Secretary of Agriculture Sonny Perdue is interviewed by a correspondent during a visit to Iowa last summer. During a tour today of central Iowa cropland damaged by the Aug. 10 derecho, the nation’s top ag leader was reminded of the importance of biofuel. (Joseph L. Murphy/Iowa Soybean Association)
Soybean, biodiesel groups urge Perdue to champion RFS exemption reform during Iowa visit
September 3, 2020 | Aaron Putze, APR
U.S. Ag Secretary Sonny Perdue took to the air by helicopter today to view crop damage near Luther, Slater, Gilman and Marshalltown caused by the Aug. 10 derecho.
When he landed near Radcliffe to learn more about innovative on-farm water and soil quality practices and visit a nearby aquaculture farm, the conversation broadened to include the devastation to rural communities caused by the Environmental Protection Agency’s mismanagement of America’s biofuels policy.
“The USDA has been there for Iowa’s farmers and helped us manage during the worst of times with much-needed disaster assistance,” says Iowa Soybean Association President Tim Bardole. “This approach stands in stark contrast, however, to the EPA and its continued mishandling of the Renewable Fuel Standard (RFS).”

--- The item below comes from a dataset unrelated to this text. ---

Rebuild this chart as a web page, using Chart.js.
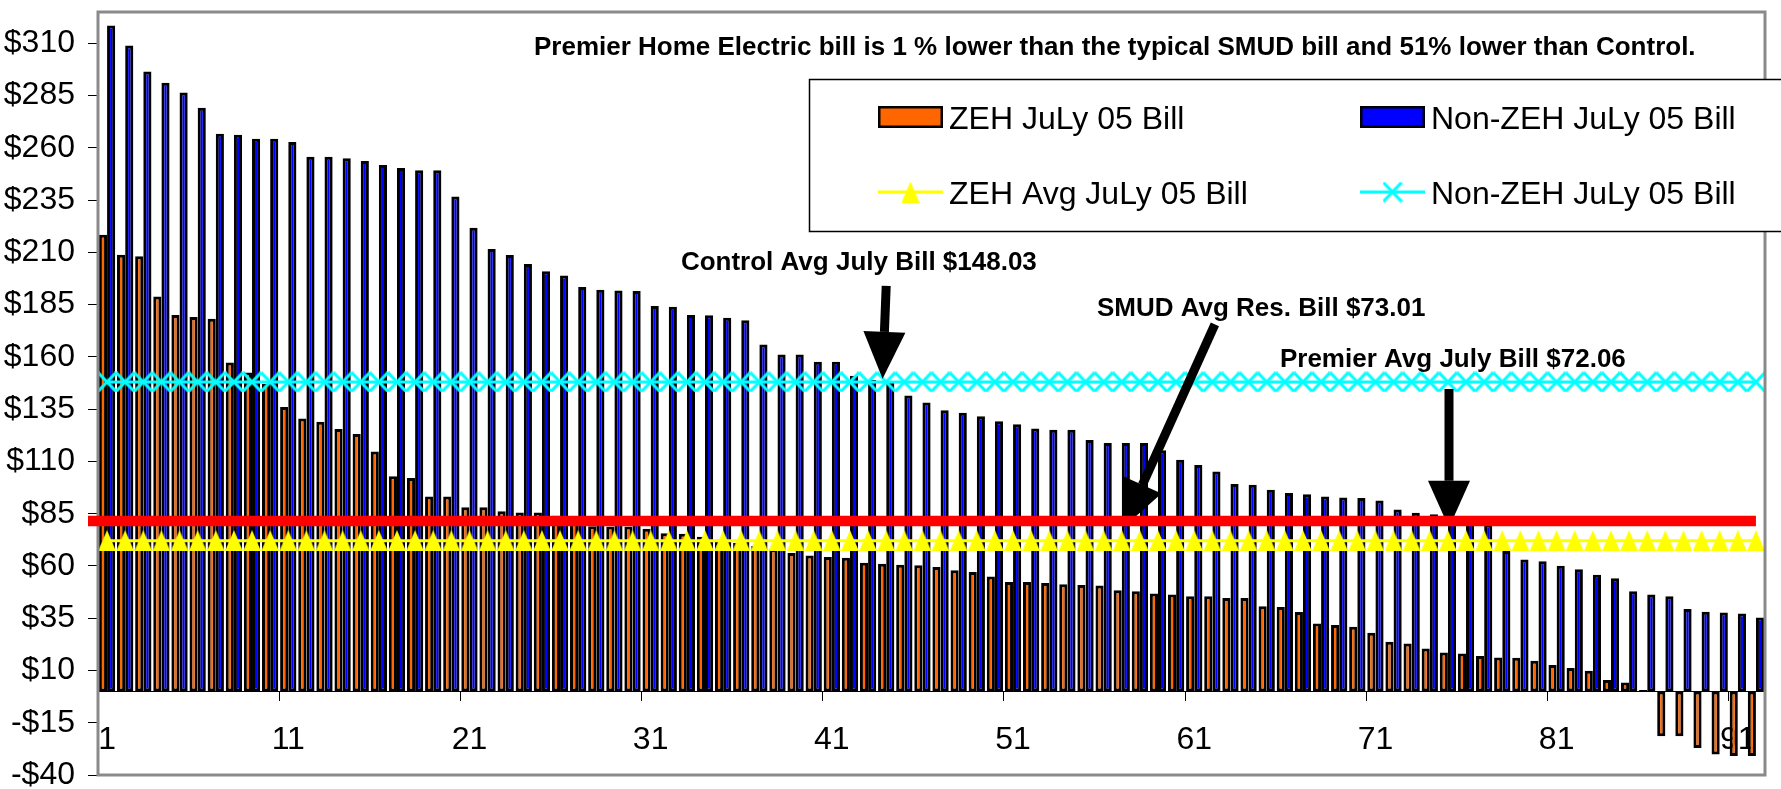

Bardole, who accompanied Perdue for a tour of Eagle’s Catch near Ellsworth, says the EPA’s consideration of granting another 98 refinery exemptions to the RFS “is wrong and couldn’t come at a worse time.”
Such action, says the farmer from Rippey, would multiply the damage to Iowa’s biodiesel and soybean industries at a time they can least afford it.
“Our farm was in the path of the derecho so our economic outlook for this growing season is bleak,” Bardole says. “Granting more illegal RFS waivers to petrochemical companies will drive biodiesel production lower and turn the economic situation for farmers like me from bad to worse.”
The Iowa Biodiesel Board (IBB) calculates the RFS accounts for 13 percent of the market value of a bushel of soybeans – or nearly $1.15 in today’s market.
“That’s an economic return Iowa’s farmers can’t afford to lose, especially when picking up the pieces after a natural disaster and continued trade friction with top international buyers of U.S. soybeans.”
Bardole implored Perdue to join President Trump in speaking with EPA and resolving an issue that has consumed an enormous amount of time, energy and resources.
“Trump committed to Iowa farmers that he would speak to the EPA about the exemptions and resolve the situation in favor of America’s farmers, not big oil,” Bardole says. “It’s long past time for EPA to end its delay of the annual RFS proposed rule and close the gaping hole in the statute it has created through small refinery exemptions.”
IBB Executive Director Grant Kimberley says USDA plays a vital role in the RFS program so Perdue as an ideal champion for homegrown biofuels.
“We’re deeply frustrated that, while the USDA supports Iowa’s farmers and biodiesel producers with one hand, EPA directly undercuts that support with the other. It would be helpful to have both the USDA and EPA on the same page.”
Kimberley, who farms near Maxwell and serves as ISA’s market development director, says the flood of small refinery exemptions EPA has approved since 2017 has destroyed demand for more than half-a-billion gallons of biodiesel.
“That’s equal to more than a year’s worth of Iowa’s biodiesel production,” he says. “One of Iowa’s biodiesel producers was forced to shut its doors a year ago, due to the small refinery exemptions, and others cut back production.
“It’s long past time to get it right on biofuels policy,” Kimberley says. “We urge the USDA to join farmers in putting pressure on the administration and EPA to act.”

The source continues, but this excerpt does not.